The Two Things I Wish Someone Had Told Me
Looking back, two pieces of advice would have made this transition faster and less uncomfortable.
Reduce your planning horizon to two quarters. The instinct, as a new executive, is to think big: annual plans, three-year strategies, organizational transformation. The reality is that CS moves fast, market conditions and technology move at light speed, and team capacity fluctuates. Two quarters ahead is far enough to plan and predict, yet close enough to be actionable. Beyond that, you are planning for a version of reality that will likely change before you get there.
Hold people accountable for customer experience through behavior, not slogans. Every organization claims to be customer-first. Most aren’t, because saying it is easy and requires nothing. Making it real requires holding your peers accountable for quality issues, demanding root cause analysis, and refusing to accept internal excuses when customer experience suffers.
The CCSO’s job is not to champion customer experience inside the CS team. Every CS leader does that. The CCSO’s job is to make customer experience a non-negotiable standard for every function in the organization. Moreover, to have the Deliberate Courage to enforce that standard in rooms where it is inconvenient.
The Transition Is Not a Promotion. It Is a Reinvention.
The skills that made you a great CS leader are necessary but not sufficient for the executive role. You still need judgment, empathy, and the ability to build trust with customers and stakeholders.

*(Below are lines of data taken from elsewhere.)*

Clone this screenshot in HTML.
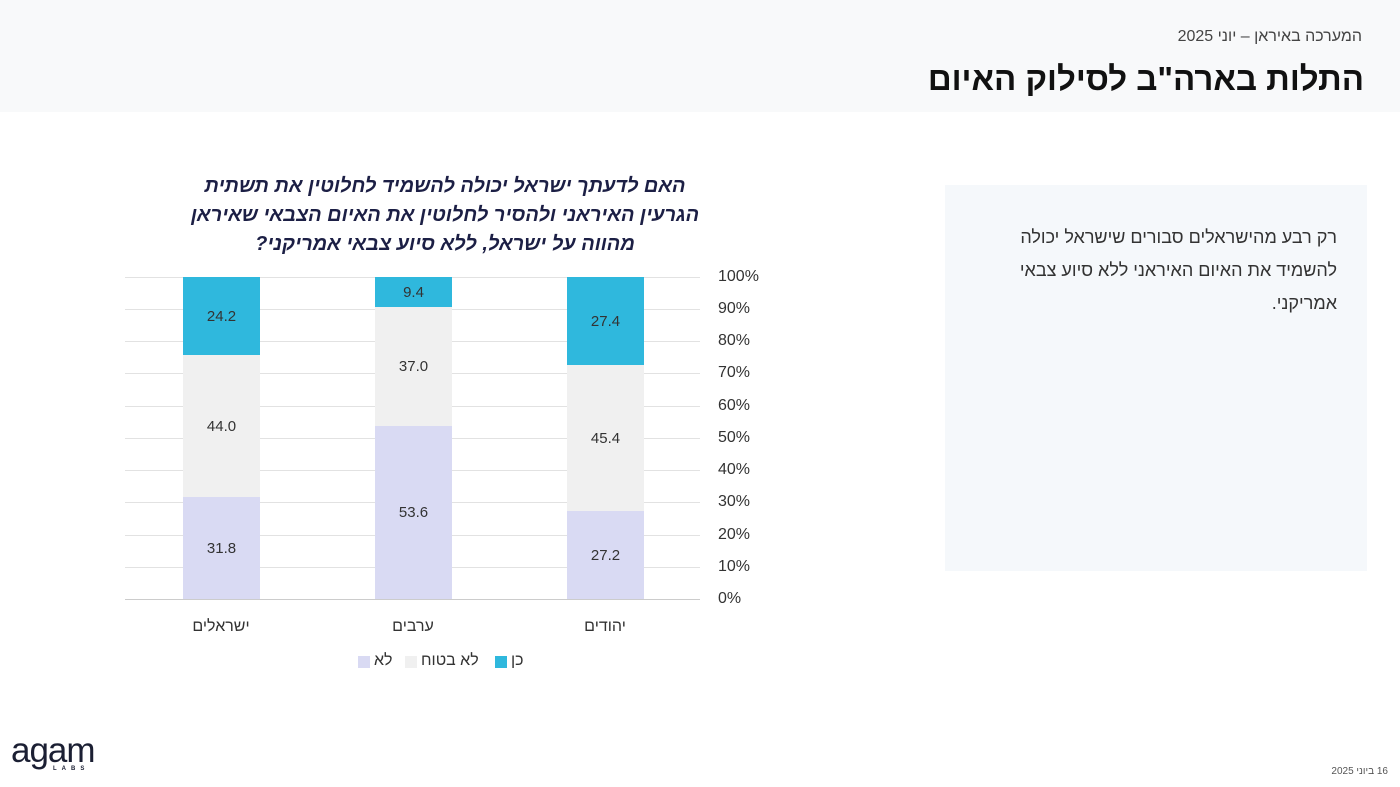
<!DOCTYPE html>
<html><head><meta charset="utf-8"><style>
*{margin:0;padding:0;box-sizing:border-box}
body{width:1400px;height:787px;background:#fff;position:relative;overflow:hidden;font-family:"Liberation Sans","Noto Sans CJK SC",sans-serif;color:#222}
.a{position:absolute}
.hdr{left:0;top:0;width:1400px;height:112px;background:#f8f9fa}
.sub{right:38px;top:28px;font-size:16px;color:#444;direction:rtl}
.ttl{right:36px;top:60px;font-size:33px;font-weight:bold;color:#111;direction:rtl}
.q{left:180px;width:530px;top:172px;text-align:center;direction:rtl;font-size:20px;font-weight:bold;font-style:italic;color:#1c1f45;line-height:29px}
.g{left:125px;width:575px;height:1px;background:#e2e2e2}
.t{left:718px;font-size:16px;color:#333;transform:translateY(-50%)}
.b{width:77px;display:flex;align-items:center;justify-content:center;font-size:15px;color:#333}
.cat{font-size:16px;color:#333;width:120px;text-align:center;top:618px}
.box{left:945px;top:185px;width:422px;height:386px;background:#f5f8fb}
.bt{right:63px;top:221px;width:340px;direction:rtl;text-align:right;font-size:18px;line-height:33px;color:#333}
</style></head><body>
<div class="a hdr"></div>
<div class="a sub">המערכה באיראן – יוני 2025</div>
<div class="a ttl">התלות בארה"ב לסילוק האיום</div>
<div class="a q">האם לדעתך ישראל יכולה להשמיד לחלוטין את תשתית<br>הגרעין האיראני ולהסיר לחלוטין את האיום הצבאי שאיראן<br>מהווה על ישראל, ללא סיוע צבאי אמריקני?</div>

<div class="a g" style="top:277px"></div>
<div class="a g" style="top:309px"></div>
<div class="a g" style="top:341px"></div>
<div class="a g" style="top:373px"></div>
<div class="a g" style="top:406px"></div>
<div class="a g" style="top:438px"></div>
<div class="a g" style="top:470px"></div>
<div class="a g" style="top:502px"></div>
<div class="a g" style="top:535px"></div>
<div class="a g" style="top:567px"></div>
<div class="a g" style="top:599px;background:#ccc"></div>

<div class="a t" style="top:277px">100%</div>
<div class="a t" style="top:309px">90%</div>
<div class="a t" style="top:341px">80%</div>
<div class="a t" style="top:373px">70%</div>
<div class="a t" style="top:406px">60%</div>
<div class="a t" style="top:438px">50%</div>
<div class="a t" style="top:470px">40%</div>
<div class="a t" style="top:502px">30%</div>
<div class="a t" style="top:535px">20%</div>
<div class="a t" style="top:567px">10%</div>
<div class="a t" style="top:599px">0%</div>

<div class="a b" style="left:183px;top:277px;height:78px;background:#2fb8dd">24.2</div>
<div class="a b" style="left:183px;top:355px;height:142px;background:#f0f0f0">44.0</div>
<div class="a b" style="left:183px;top:497px;height:102px;background:#d9daf3">31.8</div>

<div class="a b" style="left:375px;top:277px;height:30px;background:#2fb8dd">9.4</div>
<div class="a b" style="left:375px;top:307px;height:119px;background:#f0f0f0">37.0</div>
<div class="a b" style="left:375px;top:426px;height:173px;background:#d9daf3">53.6</div>

<div class="a b" style="left:567px;top:277px;height:88px;background:#2fb8dd">27.4</div>
<div class="a b" style="left:567px;top:365px;height:146px;background:#f0f0f0">45.4</div>
<div class="a b" style="left:567px;top:511px;height:88px;background:#d9daf3">27.2</div>

<div class="a cat" style="left:161px">ישראלים</div>
<div class="a cat" style="left:353px">ערבים</div>
<div class="a cat" style="left:545px">יהודים</div>

<div class="a" style="left:358px;top:656px;width:12px;height:12px;background:#d9daf3"></div>
<div class="a" style="left:374px;top:652px;font-size:16px;color:#333">לא</div>
<div class="a" style="left:405px;top:656px;width:12px;height:12px;background:#f0f0f0"></div>
<div class="a" style="left:421px;top:652px;font-size:16px;color:#333;direction:rtl">לא בטוח</div>
<div class="a" style="left:495px;top:656px;width:12px;height:12px;background:#2fb8dd"></div>
<div class="a" style="left:511px;top:652px;font-size:16px;color:#333">כן</div>

<div class="a box"></div>
<div class="a bt">רק רבע מהישראלים סבורים שישראל יכולה להשמיד את האיום האיראני ללא סיוע צבאי אמריקני.</div>

<div class="a" style="left:11px;top:733px;font-size:35px;color:#1b1f33;letter-spacing:-1px;line-height:35px">agam</div>
<div class="a" style="left:53px;top:766px;font-size:6px;letter-spacing:5px;color:#1b1f33;font-weight:bold">LABS</div>
<div class="a" style="right:12px;top:766px;font-size:10px;color:#555;direction:rtl">16 ביוני 2025</div>
</body></html>
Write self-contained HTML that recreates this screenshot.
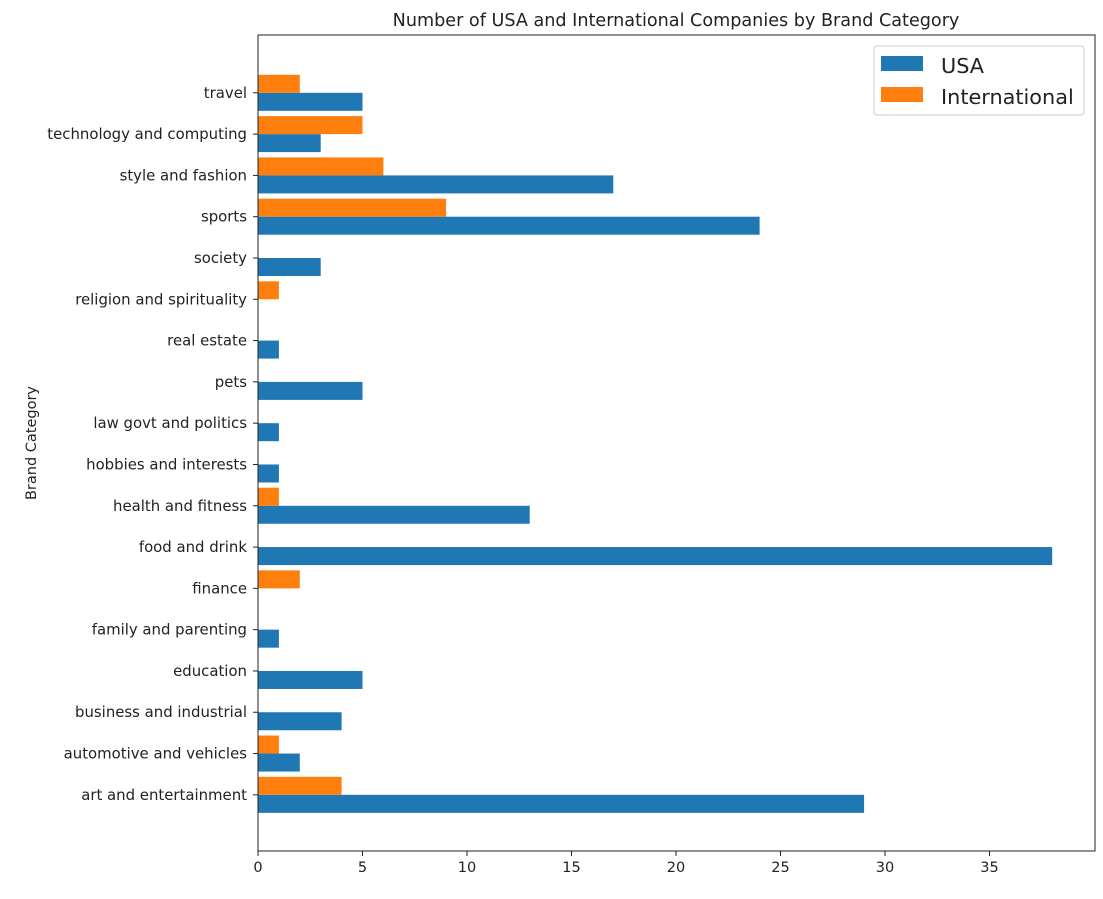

But you need something more.
The ability to operate through others, think in quarters rather than weeks, and influence across functions rather than within your own team.
The transition feels like losing control because it is.
You are releasing direct, immediate, tactical control to gain something more durable: strategic influence, organizational reach, and lasting impact.
That trade is worth making.
But only if you are willing to sit in the discomfort long enough to see it pay off.